Trying to avoid undesirable encounters, he has spent several days at friend’s houses, but can no longer bear the permanent fear he feels when he leaves home - and confesses he doesn’t have many friends left in his neighbourhood.

Most young people, he said, have left for Syria to join the Islamic State group, now estimated to have up to 5,000 Tunisians, according to government authorities.

One of Hamdi’s last and only refuges is the historian Abdelaziz Belhodja, who published a book on Hannibal Barca, the Carthaginian hero and historical figure of Tunisia, in 2011.

“Alaa is an intelligent boy who likes learning.

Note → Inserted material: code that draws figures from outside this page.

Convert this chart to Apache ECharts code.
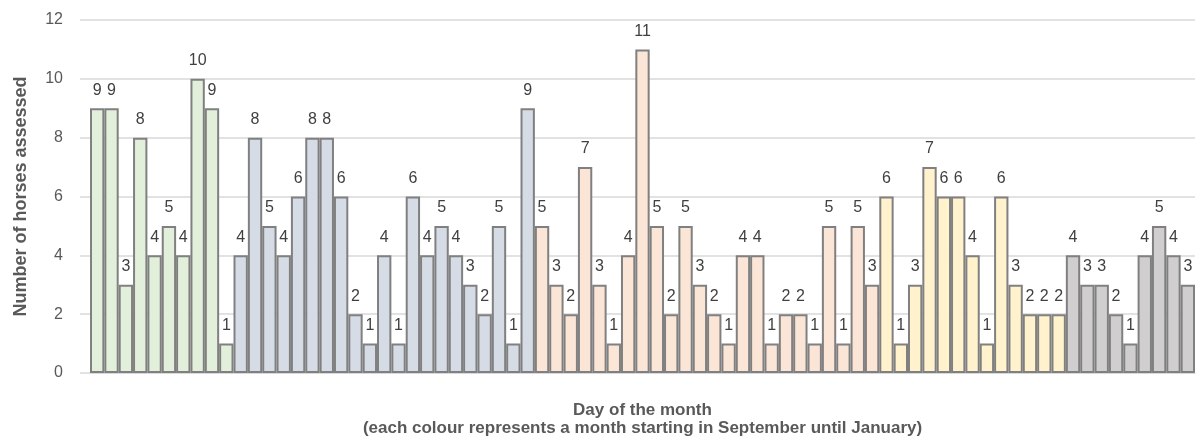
<!DOCTYPE html>
<html>
<head>
<meta charset="utf-8">
<script src="https://cdn.jsdelivr.net/npm/echarts@6/dist/echarts.min.js"></script>
<style>
  html, body { margin: 0; padding: 0; background: #ffffff; }
  #chart { width: 1199px; height: 444px; }
</style>
</head>
<body>
<div id="chart"></div>
<script>
// Horses assessed per recorded day, one array per month (September to January)
const september = [9, 9, 3, 8, 4, 5, 4, 10, 9, 1];
const october   = [4, 8, 5, 4, 6, 8, 8, 6, 2, 1, 4, 1, 6, 4, 5, 4, 3, 2, 5, 1, 9];
const november  = [5, 3, 2, 7, 3, 1, 4, 11, 5, 2, 5, 3, 2, 1, 4, 4, 1, 2, 2, 1, 5, 1, 5, 3];
const december  = [6, 1, 3, 7, 6, 6, 4, 1, 6, 3, 2, 2, 2];
const january   = [4, 3, 3, 2, 1, 4, 5, 4, 3];

const monthNames  = ['Sep', 'Oct', 'Nov', 'Dec', 'Jan'];
const monthColors = ['#E2EFDA', '#D6DCE5', '#FBE5D6', '#FFF2CC', '#D0CECE'];
const yTicks = [0, 2, 4, 6, 8, 10, 12];

const months = [september, october, november, december, january];

// Flatten the months into one bar per day, each coloured by its month
const categories = [];
const barData = [];
months.forEach((values, m) => {
  values.forEach((v, i) => {
    categories.push(monthNames[m] + ' ' + (i + 1));
    barData.push({ value: v, itemStyle: { color: monthColors[m] } });
  });
});

const textFont = '"Liberation Sans", Arial, sans-serif';

const chart = echarts.init(document.getElementById('chart'), null, { renderer: 'canvas' });
chart.setOption({
  animation: false,
  backgroundColor: '#ffffff',
  grid: { left: 90, right: 4, top: 20, bottom: 71, containLabel: false, outerBoundsMode: 'none' },
  xAxis: {
    type: 'category',
    data: categories,
    name: 'Day of the month\n(each colour represents a month starting in September until January)',
    nameLocation: 'middle',
    nameGap: 28,
    nameTextStyle: {
      color: '#595959', fontFamily: textFont, fontWeight: 'bold', fontSize: 17, lineHeight: 18
    },
    axisLine: { show: true, lineStyle: { color: '#D9D9D9', width: 1 } },
    axisTick: { show: false },
    axisLabel: { show: false },
    splitLine: { show: false }
  },
  yAxis: {
    type: 'value',
    min: yTicks[0],
    max: yTicks[yTicks.length - 1],
    interval: yTicks[1] - yTicks[0],
    name: 'Number of horses assessed',
    nameLocation: 'middle',
    nameGap: 60,
    nameTextStyle: {
      color: '#595959', fontFamily: textFont, fontWeight: 'bold', fontSize: 18
    },
    axisLine: { show: false },
    axisTick: { show: true, length: 10, lineStyle: { color: '#D9D9D9', width: 1.5 } },
    axisLabel: { color: '#595959', fontFamily: textFont, fontSize: 16, margin: 27 },
    splitLine: { show: true, lineStyle: { color: '#D9D9D9', width: 1.5 } }
  },
  series: [{
    type: 'bar',
    data: barData,
    barCategoryGap: 0,
    barGap: 0,
    itemStyle: { borderColor: '#808080', borderWidth: 2 },
    label: {
      show: true,
      position: 'top',
      distance: 10,
      color: '#404040',
      fontFamily: textFont,
      fontSize: 16
    }
  }]
});
</script>
</body>
</html>
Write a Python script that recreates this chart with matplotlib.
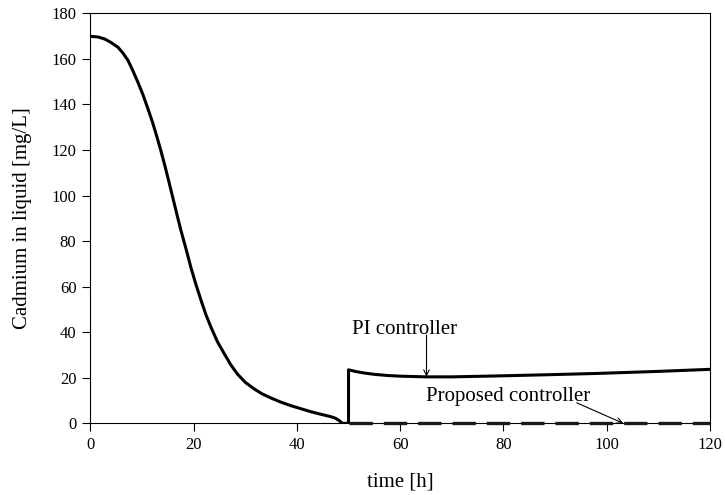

He is courageous and aware - despite his young age - of everything that we lack here in Tunisia to revive our grandeur,” Belhodja told MEE.

For Hamdi, despite these daily difficulties, Hannibal remains a model, a reference. He even wears a pendant engraved with Hannibal’s name.

But even if Hamdi now knows the history of his country by heart, he said has no more illusions about his future.

“I love my country, but I can’t stand this situation,” he said. “I don’t understand why it is so difficult to provide me with a normal contract.”